Write out all of the lines below, exactly and completely.

Source material
-- BEGIN --
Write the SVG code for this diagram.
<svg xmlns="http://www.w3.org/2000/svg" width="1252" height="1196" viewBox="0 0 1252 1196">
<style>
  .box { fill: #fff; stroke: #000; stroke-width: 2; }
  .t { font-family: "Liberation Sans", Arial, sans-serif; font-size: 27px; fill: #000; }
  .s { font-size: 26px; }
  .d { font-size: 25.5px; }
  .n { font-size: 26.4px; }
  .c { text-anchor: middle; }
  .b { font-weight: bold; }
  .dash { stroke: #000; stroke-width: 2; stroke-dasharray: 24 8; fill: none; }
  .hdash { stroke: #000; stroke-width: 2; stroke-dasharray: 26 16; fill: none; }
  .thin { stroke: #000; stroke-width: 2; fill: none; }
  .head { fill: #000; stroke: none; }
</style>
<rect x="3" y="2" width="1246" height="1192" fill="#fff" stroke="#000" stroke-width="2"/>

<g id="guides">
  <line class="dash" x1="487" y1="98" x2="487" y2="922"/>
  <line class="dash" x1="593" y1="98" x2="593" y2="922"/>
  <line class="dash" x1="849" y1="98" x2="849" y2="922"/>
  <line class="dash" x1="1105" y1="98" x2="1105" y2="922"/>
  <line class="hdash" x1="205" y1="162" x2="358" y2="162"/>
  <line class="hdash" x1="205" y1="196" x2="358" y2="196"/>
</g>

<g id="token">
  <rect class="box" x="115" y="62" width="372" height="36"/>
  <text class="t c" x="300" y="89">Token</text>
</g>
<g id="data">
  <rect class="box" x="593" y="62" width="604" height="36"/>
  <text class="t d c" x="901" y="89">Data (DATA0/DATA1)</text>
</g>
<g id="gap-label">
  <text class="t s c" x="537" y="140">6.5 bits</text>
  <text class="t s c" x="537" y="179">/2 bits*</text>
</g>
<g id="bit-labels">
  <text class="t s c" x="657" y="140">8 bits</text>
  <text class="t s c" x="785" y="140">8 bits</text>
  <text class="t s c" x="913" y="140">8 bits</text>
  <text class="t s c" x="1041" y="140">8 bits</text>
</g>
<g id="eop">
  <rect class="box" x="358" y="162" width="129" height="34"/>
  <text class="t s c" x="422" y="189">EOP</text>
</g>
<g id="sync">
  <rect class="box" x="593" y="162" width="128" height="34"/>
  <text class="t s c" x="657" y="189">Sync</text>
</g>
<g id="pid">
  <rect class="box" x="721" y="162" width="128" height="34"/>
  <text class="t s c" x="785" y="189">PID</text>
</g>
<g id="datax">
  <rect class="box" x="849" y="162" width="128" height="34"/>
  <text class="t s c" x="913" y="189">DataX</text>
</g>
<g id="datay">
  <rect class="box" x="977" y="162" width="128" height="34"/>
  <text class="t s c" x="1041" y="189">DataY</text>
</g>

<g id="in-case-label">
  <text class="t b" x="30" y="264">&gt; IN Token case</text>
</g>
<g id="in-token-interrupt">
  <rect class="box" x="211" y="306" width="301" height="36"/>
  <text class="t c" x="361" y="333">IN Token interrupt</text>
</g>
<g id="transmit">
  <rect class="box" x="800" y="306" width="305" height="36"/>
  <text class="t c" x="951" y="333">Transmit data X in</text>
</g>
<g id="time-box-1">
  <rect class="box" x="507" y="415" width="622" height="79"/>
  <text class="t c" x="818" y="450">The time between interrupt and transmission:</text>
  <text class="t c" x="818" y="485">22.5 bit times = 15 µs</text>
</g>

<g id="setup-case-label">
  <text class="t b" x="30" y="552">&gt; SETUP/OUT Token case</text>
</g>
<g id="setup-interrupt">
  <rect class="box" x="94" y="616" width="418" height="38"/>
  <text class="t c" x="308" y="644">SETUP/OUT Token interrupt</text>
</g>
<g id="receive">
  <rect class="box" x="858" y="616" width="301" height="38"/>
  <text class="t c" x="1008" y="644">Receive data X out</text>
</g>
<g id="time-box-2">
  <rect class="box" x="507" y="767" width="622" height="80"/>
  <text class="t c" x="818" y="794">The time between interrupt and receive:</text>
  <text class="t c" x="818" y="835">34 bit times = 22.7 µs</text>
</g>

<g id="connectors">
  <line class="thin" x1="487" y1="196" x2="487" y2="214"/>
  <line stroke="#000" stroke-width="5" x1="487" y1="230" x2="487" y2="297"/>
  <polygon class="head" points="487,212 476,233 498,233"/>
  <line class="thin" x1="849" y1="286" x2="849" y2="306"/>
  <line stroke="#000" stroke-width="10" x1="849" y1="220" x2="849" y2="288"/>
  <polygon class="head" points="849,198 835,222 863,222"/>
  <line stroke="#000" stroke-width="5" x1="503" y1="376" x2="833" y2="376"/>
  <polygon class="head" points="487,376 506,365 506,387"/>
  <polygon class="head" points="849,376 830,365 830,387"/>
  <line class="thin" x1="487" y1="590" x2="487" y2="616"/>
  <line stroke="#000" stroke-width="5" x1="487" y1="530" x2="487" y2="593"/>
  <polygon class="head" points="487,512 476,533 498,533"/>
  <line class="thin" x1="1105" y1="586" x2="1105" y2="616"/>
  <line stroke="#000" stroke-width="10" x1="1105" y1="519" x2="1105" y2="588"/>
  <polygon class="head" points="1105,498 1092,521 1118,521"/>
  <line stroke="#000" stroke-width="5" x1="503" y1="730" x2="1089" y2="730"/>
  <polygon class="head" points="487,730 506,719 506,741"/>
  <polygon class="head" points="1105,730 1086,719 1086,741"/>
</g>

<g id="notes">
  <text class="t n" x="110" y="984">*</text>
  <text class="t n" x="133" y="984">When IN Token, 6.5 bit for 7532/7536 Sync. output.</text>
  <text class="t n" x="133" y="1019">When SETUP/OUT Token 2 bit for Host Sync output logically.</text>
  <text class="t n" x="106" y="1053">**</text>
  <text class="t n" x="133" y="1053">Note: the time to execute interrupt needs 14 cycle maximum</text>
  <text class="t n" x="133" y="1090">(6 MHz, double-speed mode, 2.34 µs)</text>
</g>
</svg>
-- END --
Completed task
Write the SVG code for this diagram.
<svg xmlns="http://www.w3.org/2000/svg" width="1252" height="1196" viewBox="0 0 1252 1196">
<style>
  .box { fill: #fff; stroke: #000; stroke-width: 2; }
  .t { font-family: "Liberation Sans", Arial, sans-serif; font-size: 27px; fill: #000; }
  .s { font-size: 26px; }
  .d { font-size: 25.5px; }
  .n { font-size: 26.4px; }
  .c { text-anchor: middle; }
  .b { font-weight: bold; }
  .dash { stroke: #000; stroke-width: 2; stroke-dasharray: 24 8; fill: none; }
  .hdash { stroke: #000; stroke-width: 2; stroke-dasharray: 26 16; fill: none; }
  .thin { stroke: #000; stroke-width: 2; fill: none; }
  .head { fill: #000; stroke: none; }
</style>
<rect x="3" y="2" width="1246" height="1192" fill="#fff" stroke="#000" stroke-width="2"/>

<g id="guides">
  <line class="dash" x1="487" y1="98" x2="487" y2="922"/>
  <line class="dash" x1="593" y1="98" x2="593" y2="922"/>
  <line class="dash" x1="849" y1="98" x2="849" y2="922"/>
  <line class="dash" x1="1105" y1="98" x2="1105" y2="922"/>
  <line class="hdash" x1="205" y1="162" x2="358" y2="162"/>
  <line class="hdash" x1="205" y1="196" x2="358" y2="196"/>
</g>

<g id="token">
  <rect class="box" x="115" y="62" width="372" height="36"/>
  <text class="t c" x="300" y="89">Token</text>
</g>
<g id="data">
  <rect class="box" x="593" y="62" width="604" height="36"/>
  <text class="t d c" x="901" y="89">Data (DATA0/DATA1)</text>
</g>
<g id="gap-label">
  <text class="t s c" x="537" y="140">6.5 bits</text>
  <text class="t s c" x="537" y="179">/2 bits*</text>
</g>
<g id="bit-labels">
  <text class="t s c" x="657" y="140">8 bits</text>
  <text class="t s c" x="785" y="140">8 bits</text>
  <text class="t s c" x="913" y="140">8 bits</text>
  <text class="t s c" x="1041" y="140">8 bits</text>
</g>
<g id="eop">
  <rect class="box" x="358" y="162" width="129" height="34"/>
  <text class="t s c" x="422" y="189">EOP</text>
</g>
<g id="sync">
  <rect class="box" x="593" y="162" width="128" height="34"/>
  <text class="t s c" x="657" y="189">Sync</text>
</g>
<g id="pid">
  <rect class="box" x="721" y="162" width="128" height="34"/>
  <text class="t s c" x="785" y="189">PID</text>
</g>
<g id="datax">
  <rect class="box" x="849" y="162" width="128" height="34"/>
  <text class="t s c" x="913" y="189">DataX</text>
</g>
<g id="datay">
  <rect class="box" x="977" y="162" width="128" height="34"/>
  <text class="t s c" x="1041" y="189">DataY</text>
</g>

<g id="in-case-label">
  <text class="t b" x="30" y="264">&gt; IN Token case</text>
</g>
<g id="in-token-interrupt">
  <rect class="box" x="211" y="306" width="301" height="36"/>
  <text class="t c" x="361" y="333">IN Token interrupt</text>
</g>
<g id="transmit">
  <rect class="box" x="800" y="306" width="305" height="36"/>
  <text class="t c" x="951" y="333">Transmit data X in</text>
</g>
<g id="time-box-1">
  <rect class="box" x="507" y="415" width="622" height="79"/>
  <text class="t c" x="818" y="450">The time between interrupt and transmission:</text>
  <text class="t c" x="818" y="485">22.5 bit times = 15 µs</text>
</g>

<g id="setup-case-label">
  <text class="t b" x="30" y="552">&gt; SETUP/OUT Token case</text>
</g>
<g id="setup-interrupt">
  <rect class="box" x="94" y="616" width="418" height="38"/>
  <text class="t c" x="308" y="644">SETUP/OUT Token interrupt</text>
</g>
<g id="receive">
  <rect class="box" x="858" y="616" width="301" height="38"/>
  <text class="t c" x="1008" y="644">Receive data X out</text>
</g>
<g id="time-box-2">
  <rect class="box" x="507" y="767" width="622" height="80"/>
  <text class="t c" x="818" y="794">The time between interrupt and receive:</text>
  <text class="t c" x="818" y="835">34 bit times = 22.7 µs</text>
</g>

<g id="connectors">
  <line class="thin" x1="487" y1="196" x2="487" y2="214"/>
  <line stroke="#000" stroke-width="5" x1="487" y1="230" x2="487" y2="297"/>
  <polygon class="head" points="487,212 476,233 498,233"/>
  <line class="thin" x1="849" y1="286" x2="849" y2="306"/>
  <line stroke="#000" stroke-width="10" x1="849" y1="220" x2="849" y2="288"/>
  <polygon class="head" points="849,198 835,222 863,222"/>
  <line stroke="#000" stroke-width="5" x1="503" y1="376" x2="833" y2="376"/>
  <polygon class="head" points="487,376 506,365 506,387"/>
  <polygon class="head" points="849,376 830,365 830,387"/>
  <line class="thin" x1="487" y1="590" x2="487" y2="616"/>
  <line stroke="#000" stroke-width="5" x1="487" y1="530" x2="487" y2="593"/>
  <polygon class="head" points="487,512 476,533 498,533"/>
  <line class="thin" x1="1105" y1="586" x2="1105" y2="616"/>
  <line stroke="#000" stroke-width="10" x1="1105" y1="519" x2="1105" y2="588"/>
  <polygon class="head" points="1105,498 1092,521 1118,521"/>
  <line stroke="#000" stroke-width="5" x1="503" y1="730" x2="1089" y2="730"/>
  <polygon class="head" points="487,730 506,719 506,741"/>
  <polygon class="head" points="1105,730 1086,719 1086,741"/>
</g>

<g id="notes">
  <text class="t n" x="110" y="984">*</text>
  <text class="t n" x="133" y="984">When IN Token, 6.5 bit for 7532/7536 Sync. output.</text>
  <text class="t n" x="133" y="1019">When SETUP/OUT Token 2 bit for Host Sync output logically.</text>
  <text class="t n" x="106" y="1053">**</text>
  <text class="t n" x="133" y="1053">Note: the time to execute interrupt needs 14 cycle maximum</text>
  <text class="t n" x="133" y="1090">(6 MHz, double-speed mode, 2.34 µs)</text>
</g>
</svg>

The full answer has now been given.